Baza-1 was first excavated in the early 2000s and has yielded more than 2,000 fossils, despite only covering an area of 323 square feet (30 square meters), according to a translated statement.
"The tooth we found at the site of Baza-1 corresponds to a true crocodile," said Bienvenido Martínez Navarro, a paleontologist with the Catalan Institution for Research and Advanced Studies (ICREA) and research professor at the Catalan Institute of Human Paleoecology and Social Evolution (IPHES) who co-led the recent excavations. "We have classified it as Crocodylus because, at the moment, the only evidence of its presence at this site is this tooth, and we don't have enough anatomical resolution to be more precise," Martínez Navarro told Live Science in an email.
This is the most recent evidence of a crocodile ever found in the fossil record in Europe, Martínez Navarro said. Until now, fossils suggesting crocodiles roamed the continent came from earlier deposits, including from the Miocene (23 million to 5.3 million years ago) and from very early on during the Pliocene (5.3 million to 2.6 million years ago).
Crocodiles likely crossed over from Africa to Europe around 6.2 million years ago, just before the Mediterranean Sea dried up during what is known as the Messinian salinity crisis, Martínez Navarro said.

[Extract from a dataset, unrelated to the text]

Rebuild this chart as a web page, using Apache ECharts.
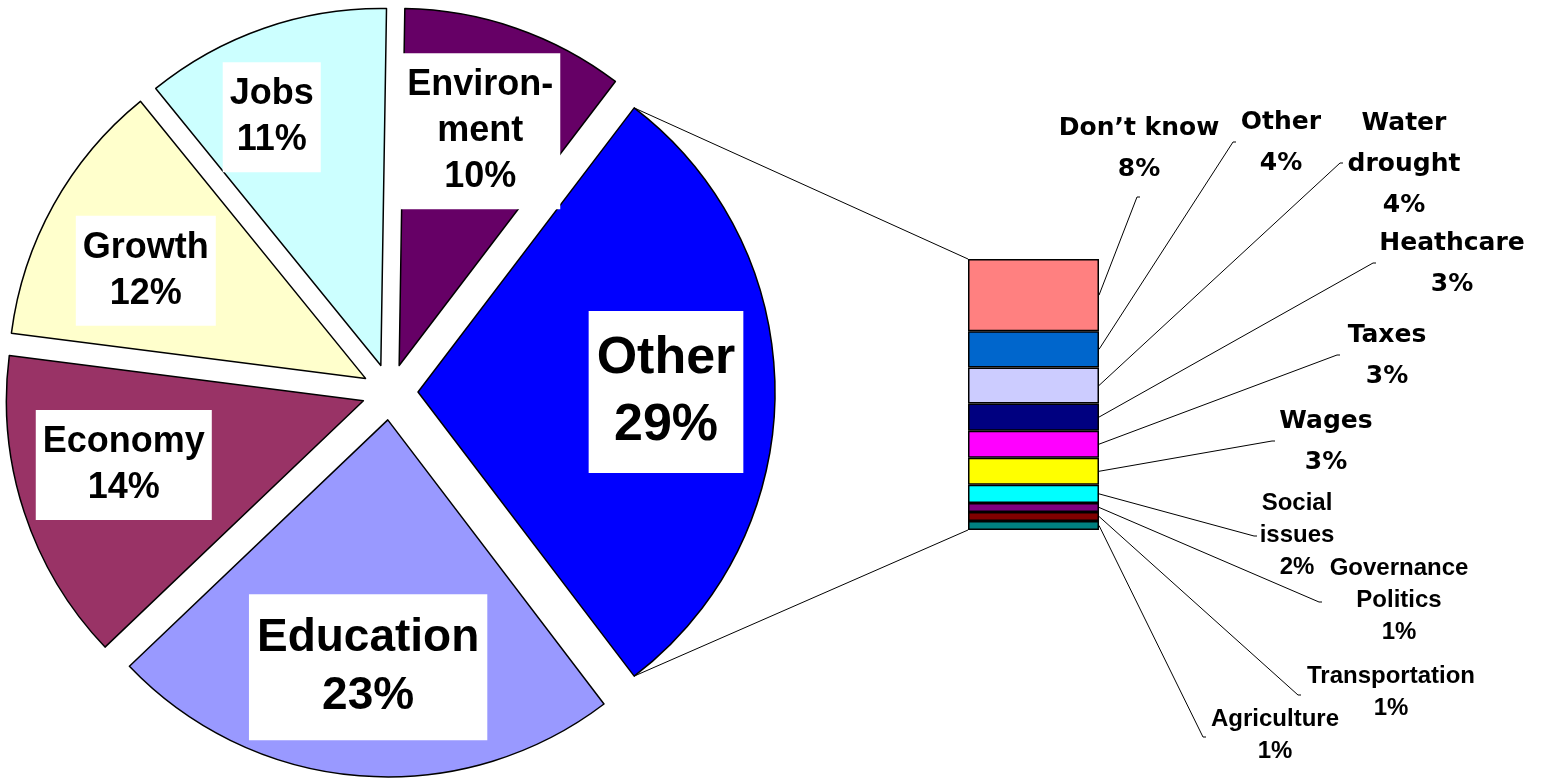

The Messinian salinity crisis was partly triggered by a global cooling event that locked ocean water up in glaciers and icebergs, lowering sea levels by about 230 feet (70 meters), according to the University of Maryland. This drop resulted in less water flowing from the Atlantic Ocean into the Mediterranean. Meanwhile, tectonic shifts also caused the ocean floor around the Strait of Gibraltar to rise, isolating the Mediterranean, which ultimately became disconnected from the world's oceans and dried up.
This left behind a vast expanse of salt up to 2 miles (3 kilometers) thick in some places, which scientists found buried beneath hundreds of feet of sediment in the 1970s.
"It was possible to walk from northern Africa to the Iberian Peninsula," Martínez Navarro said, adding that several species would have crossed this expanse.
The Messinian salinity crisis lasted roughly 700,000 years and ended abruptly when a gigantic surge of water known as the Zanclean flood — triggered by evaporated water returning to the oceans and erosion of the strip of land around Gibraltar — replenished the Mediterranean Sea.
African crocodiles that found their way to modern-day Spain and Portugal likely disappeared when the climate became colder and drier during the Pliocene, Martínez Navarro said. The early Pliocene, however, was characterized by a tropical climate that supported a rich assemblage of animals — including now-extinct elephants, reptiles, amphibians and fish — whose remains were also unearthed at the site where the tooth was found.
Researchers hope the fossils unearthed at Baza-1 will help them reconstruct a critical moment in paleohistory, when species migrated from Africa to Europe, Martínez Navarro said.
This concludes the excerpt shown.